In February 1965, when LBJ stood at the first crossroads with respect to Vietnam, probably no realization about the missile crisis would have been sufficient to overcome his sense that like all Cold War presidents, his mettle and resolve were being tested by the Communist powers. Occasionally, Johnson articulated his reluctance to commit U.S. troops to a Southeast Asian sinkhole. But he also knew what happened to presidents when a country was “lost” to communism. Moreover, because of the way Washington had connived in Diem’s overthrow in November 1963—a decision with which Vice President Johnson had vehemently disagreed—LBJ apparently felt a deep obligation to re-stabilize South Vietnam. 

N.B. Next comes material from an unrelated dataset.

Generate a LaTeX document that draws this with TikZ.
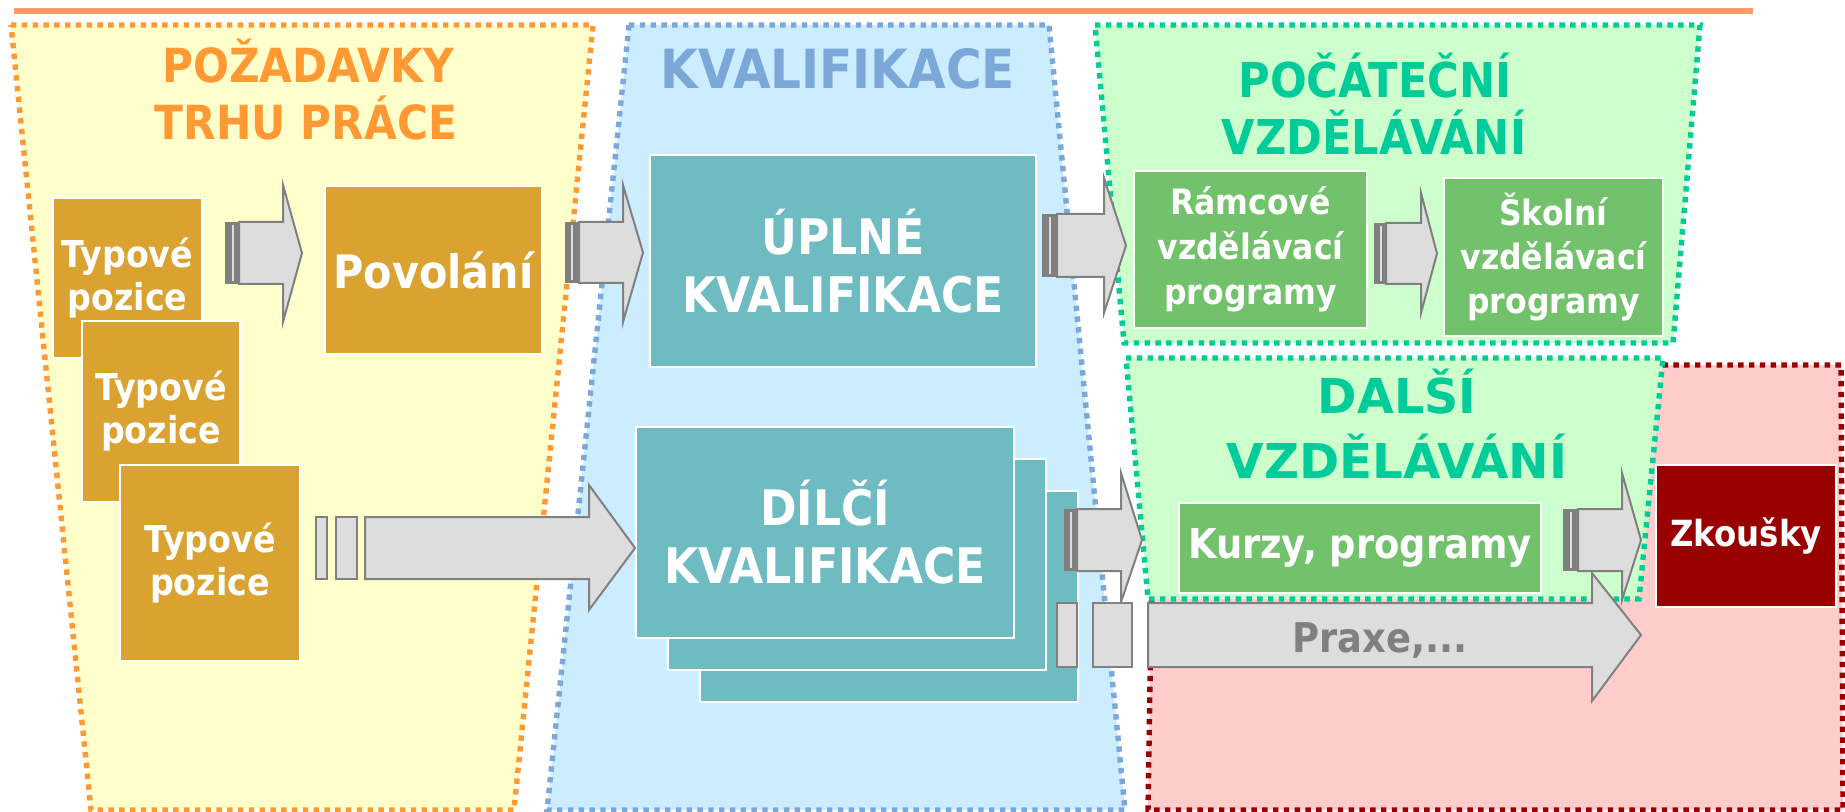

By early 1966, however, once it was apparent that U.S. power was not having the desired affect, accurate knowledge of the missile crisis end-game might have persuaded Johnson to be more ruthless or cynical in his efforts to achieve a face-saving settlement. The literature on Johnson’s peace feelers suggests that he was not really prepared to concede South Vietnam after a decent interval, unlike his successor in the White House—or as LBJ’s predecessor might have done, had he lived to deal with the consequences of his policy. 

Being privy to the truth about the missile crisis settlement might not have altered materially Johnson’s decisions about Vietnam. Had Johnson had a more accurate understanding of the missile crisis’ true history, he still would have had to contend with the false analogies and “lessons” that were rife in public. But more knowledge would have indisputably served him better than what he was allowed to know.